Look below for the line containing "Emit a Python" and the line containing "W, H = 1265, 434"; repeat exactly those two lines and all lines between them, and nothing else.

** BEGIN **

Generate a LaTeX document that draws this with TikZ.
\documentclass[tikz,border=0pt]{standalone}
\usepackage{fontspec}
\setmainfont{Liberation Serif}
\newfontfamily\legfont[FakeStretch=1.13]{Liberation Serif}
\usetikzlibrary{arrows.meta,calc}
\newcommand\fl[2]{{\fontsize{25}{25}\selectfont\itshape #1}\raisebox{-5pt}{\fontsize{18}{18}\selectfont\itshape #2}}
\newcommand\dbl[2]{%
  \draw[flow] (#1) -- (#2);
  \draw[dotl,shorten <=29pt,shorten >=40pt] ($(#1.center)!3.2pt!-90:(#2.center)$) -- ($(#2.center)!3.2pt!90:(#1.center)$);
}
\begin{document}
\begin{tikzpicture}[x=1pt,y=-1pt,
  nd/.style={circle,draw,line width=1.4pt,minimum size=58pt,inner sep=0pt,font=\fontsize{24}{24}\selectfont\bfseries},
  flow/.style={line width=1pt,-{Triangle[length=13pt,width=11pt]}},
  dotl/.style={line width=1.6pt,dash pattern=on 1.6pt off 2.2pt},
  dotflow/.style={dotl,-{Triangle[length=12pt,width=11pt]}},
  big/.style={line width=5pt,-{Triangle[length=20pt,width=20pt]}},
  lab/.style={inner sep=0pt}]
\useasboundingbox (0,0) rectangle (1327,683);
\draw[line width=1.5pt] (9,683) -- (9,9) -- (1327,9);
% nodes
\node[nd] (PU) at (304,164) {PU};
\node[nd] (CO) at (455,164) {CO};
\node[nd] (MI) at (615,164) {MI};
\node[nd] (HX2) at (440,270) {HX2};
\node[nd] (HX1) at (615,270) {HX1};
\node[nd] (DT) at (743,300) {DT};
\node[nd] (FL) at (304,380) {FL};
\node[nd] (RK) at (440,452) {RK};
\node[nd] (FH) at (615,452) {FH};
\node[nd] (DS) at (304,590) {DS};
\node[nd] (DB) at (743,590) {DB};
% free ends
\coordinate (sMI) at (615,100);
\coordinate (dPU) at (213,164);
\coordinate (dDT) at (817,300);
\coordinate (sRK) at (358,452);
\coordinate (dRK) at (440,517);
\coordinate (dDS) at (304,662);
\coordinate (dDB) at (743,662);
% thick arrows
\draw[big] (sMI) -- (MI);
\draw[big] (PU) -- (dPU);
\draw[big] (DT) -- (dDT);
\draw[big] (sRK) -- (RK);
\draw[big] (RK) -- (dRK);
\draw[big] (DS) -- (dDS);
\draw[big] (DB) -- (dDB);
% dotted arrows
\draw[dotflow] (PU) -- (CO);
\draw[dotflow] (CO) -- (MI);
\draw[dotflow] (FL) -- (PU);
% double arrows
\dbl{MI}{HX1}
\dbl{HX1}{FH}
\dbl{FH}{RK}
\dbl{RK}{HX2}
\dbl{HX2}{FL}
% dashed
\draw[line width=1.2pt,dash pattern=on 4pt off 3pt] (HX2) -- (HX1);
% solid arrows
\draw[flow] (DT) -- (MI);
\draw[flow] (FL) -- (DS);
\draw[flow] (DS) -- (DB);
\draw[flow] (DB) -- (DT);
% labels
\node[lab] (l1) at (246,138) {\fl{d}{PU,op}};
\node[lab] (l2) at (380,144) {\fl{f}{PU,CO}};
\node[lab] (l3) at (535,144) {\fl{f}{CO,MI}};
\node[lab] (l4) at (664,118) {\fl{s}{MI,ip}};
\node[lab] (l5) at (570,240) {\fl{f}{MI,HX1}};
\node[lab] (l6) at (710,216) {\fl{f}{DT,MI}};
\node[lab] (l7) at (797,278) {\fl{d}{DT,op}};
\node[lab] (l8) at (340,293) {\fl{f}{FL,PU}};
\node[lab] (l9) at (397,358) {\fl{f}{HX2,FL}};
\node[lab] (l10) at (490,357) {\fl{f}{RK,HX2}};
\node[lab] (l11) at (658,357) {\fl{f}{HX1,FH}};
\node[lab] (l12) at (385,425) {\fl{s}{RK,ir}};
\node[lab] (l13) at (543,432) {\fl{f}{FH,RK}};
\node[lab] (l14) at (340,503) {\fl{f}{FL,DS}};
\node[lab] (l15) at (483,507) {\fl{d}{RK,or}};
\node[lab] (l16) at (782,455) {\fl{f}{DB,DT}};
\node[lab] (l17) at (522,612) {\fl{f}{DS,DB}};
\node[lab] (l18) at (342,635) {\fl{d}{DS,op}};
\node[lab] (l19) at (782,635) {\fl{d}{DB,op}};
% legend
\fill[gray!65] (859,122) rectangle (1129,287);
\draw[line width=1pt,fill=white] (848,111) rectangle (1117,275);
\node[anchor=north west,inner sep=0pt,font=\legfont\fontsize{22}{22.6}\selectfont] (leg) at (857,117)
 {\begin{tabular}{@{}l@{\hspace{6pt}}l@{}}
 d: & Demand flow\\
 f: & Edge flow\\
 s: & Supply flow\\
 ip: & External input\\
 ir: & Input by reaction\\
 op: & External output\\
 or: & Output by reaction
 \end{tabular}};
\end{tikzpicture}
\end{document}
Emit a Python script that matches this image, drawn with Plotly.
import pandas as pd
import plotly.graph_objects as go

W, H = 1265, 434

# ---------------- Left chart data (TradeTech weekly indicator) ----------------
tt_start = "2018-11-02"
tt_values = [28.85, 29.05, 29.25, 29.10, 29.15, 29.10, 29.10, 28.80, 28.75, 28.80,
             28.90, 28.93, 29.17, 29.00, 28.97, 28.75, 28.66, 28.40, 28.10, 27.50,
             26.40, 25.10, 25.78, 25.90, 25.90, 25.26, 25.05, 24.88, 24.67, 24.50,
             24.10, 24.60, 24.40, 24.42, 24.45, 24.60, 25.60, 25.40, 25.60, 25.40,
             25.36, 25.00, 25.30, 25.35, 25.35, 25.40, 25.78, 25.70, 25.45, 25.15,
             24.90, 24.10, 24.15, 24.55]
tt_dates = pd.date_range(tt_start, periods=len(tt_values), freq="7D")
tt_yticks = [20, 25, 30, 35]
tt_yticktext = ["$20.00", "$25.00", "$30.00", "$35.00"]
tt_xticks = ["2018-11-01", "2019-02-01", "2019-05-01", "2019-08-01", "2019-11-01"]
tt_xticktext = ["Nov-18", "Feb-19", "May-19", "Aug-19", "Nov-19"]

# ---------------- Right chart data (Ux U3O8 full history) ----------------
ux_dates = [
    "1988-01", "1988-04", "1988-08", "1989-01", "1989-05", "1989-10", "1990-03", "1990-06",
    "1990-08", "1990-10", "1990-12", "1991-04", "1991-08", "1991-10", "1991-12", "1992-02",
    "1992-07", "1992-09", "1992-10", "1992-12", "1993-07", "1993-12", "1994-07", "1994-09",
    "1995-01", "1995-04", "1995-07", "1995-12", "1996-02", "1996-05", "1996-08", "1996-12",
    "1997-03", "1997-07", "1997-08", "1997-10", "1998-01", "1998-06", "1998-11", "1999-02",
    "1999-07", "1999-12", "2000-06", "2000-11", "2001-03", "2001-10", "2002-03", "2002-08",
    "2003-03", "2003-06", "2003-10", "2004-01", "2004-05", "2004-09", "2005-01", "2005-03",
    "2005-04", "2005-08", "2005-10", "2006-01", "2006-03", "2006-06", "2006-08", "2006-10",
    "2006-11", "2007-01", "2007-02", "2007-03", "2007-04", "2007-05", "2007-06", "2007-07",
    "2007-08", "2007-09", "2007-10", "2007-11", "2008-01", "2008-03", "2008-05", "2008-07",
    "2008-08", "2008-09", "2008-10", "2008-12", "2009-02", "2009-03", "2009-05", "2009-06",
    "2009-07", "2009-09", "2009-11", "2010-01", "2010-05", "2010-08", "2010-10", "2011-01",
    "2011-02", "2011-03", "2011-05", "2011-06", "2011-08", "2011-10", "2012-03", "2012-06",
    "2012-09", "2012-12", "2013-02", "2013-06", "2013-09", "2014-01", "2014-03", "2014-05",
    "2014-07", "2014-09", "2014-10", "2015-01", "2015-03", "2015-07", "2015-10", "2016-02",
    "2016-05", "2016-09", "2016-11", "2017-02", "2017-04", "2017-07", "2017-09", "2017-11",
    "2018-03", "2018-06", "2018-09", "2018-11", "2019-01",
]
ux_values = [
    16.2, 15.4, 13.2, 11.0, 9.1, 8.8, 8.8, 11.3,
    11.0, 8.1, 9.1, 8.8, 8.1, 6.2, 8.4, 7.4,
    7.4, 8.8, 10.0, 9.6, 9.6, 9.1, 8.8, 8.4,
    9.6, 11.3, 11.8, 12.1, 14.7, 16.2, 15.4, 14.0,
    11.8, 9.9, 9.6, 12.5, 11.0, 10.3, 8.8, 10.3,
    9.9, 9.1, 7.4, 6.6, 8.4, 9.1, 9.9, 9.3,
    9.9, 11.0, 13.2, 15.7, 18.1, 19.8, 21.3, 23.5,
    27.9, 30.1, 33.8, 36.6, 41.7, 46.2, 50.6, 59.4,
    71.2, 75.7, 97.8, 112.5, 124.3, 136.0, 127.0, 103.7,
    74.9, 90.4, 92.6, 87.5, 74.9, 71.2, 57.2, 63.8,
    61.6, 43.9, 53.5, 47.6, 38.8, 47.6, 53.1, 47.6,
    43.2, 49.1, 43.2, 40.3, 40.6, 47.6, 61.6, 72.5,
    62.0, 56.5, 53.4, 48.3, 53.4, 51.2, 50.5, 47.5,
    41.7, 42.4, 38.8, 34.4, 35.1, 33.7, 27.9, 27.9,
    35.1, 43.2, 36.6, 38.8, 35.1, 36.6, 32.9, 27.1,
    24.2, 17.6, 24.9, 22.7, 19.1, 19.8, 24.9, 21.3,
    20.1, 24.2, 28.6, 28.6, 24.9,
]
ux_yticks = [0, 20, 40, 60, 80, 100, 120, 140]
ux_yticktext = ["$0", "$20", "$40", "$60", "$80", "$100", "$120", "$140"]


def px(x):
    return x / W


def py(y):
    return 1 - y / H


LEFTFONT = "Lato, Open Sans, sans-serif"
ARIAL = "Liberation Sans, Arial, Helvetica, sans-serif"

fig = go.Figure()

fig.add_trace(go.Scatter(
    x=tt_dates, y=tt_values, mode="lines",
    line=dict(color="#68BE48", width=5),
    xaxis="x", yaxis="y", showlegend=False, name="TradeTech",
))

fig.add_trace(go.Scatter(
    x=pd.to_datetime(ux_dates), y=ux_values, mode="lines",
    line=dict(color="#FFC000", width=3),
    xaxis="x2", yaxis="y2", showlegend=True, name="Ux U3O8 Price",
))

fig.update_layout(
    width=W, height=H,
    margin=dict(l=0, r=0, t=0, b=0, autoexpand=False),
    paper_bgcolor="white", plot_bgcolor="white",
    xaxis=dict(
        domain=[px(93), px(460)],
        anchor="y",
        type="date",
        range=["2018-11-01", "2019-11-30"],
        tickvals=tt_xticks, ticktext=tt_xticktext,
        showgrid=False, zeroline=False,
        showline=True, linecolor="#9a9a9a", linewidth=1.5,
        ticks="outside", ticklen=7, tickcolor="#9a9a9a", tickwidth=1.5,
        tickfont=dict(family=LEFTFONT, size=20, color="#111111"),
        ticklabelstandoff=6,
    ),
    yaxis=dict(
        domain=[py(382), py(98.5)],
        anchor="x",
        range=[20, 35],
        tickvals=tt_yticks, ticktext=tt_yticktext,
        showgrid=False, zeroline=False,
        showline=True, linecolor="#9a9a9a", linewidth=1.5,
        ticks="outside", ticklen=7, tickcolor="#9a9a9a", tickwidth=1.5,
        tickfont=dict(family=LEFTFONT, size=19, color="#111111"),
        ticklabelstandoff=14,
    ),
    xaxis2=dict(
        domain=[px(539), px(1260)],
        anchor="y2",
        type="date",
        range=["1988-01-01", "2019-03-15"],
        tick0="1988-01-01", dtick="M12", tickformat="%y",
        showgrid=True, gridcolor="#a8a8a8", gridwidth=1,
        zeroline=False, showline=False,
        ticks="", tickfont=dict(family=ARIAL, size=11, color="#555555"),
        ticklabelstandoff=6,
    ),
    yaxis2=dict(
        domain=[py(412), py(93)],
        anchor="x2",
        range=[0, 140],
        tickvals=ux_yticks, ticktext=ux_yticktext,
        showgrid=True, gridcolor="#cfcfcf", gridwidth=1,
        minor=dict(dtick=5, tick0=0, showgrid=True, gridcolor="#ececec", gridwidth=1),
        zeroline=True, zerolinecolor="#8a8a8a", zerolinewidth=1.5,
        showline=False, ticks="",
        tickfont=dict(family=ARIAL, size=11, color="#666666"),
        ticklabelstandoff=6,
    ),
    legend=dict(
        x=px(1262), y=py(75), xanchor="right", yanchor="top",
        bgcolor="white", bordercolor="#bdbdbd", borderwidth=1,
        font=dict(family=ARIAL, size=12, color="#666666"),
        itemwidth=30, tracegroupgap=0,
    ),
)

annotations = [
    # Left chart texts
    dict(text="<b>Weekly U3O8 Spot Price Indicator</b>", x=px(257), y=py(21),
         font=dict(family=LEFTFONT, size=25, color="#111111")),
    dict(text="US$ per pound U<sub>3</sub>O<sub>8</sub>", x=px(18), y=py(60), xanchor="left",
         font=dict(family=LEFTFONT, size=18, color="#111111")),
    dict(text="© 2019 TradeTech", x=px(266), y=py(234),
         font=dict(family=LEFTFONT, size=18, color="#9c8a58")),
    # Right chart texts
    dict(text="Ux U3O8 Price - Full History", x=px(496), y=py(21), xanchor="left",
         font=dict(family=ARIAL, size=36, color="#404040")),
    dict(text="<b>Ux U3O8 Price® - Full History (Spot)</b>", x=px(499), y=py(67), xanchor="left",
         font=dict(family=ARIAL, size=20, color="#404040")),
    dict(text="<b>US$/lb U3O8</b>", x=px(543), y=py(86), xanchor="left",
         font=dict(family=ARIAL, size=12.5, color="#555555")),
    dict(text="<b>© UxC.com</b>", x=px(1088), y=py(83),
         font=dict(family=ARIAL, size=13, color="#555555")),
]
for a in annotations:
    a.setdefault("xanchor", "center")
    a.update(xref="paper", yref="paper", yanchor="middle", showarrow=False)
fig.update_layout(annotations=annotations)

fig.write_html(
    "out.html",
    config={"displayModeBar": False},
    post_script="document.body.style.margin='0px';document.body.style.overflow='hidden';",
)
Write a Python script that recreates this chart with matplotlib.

** END **

▶ _TASK ANSWER_:
Emit a Python script that matches this image, drawn with Plotly.
import pandas as pd
import plotly.graph_objects as go

W, H = 1265, 434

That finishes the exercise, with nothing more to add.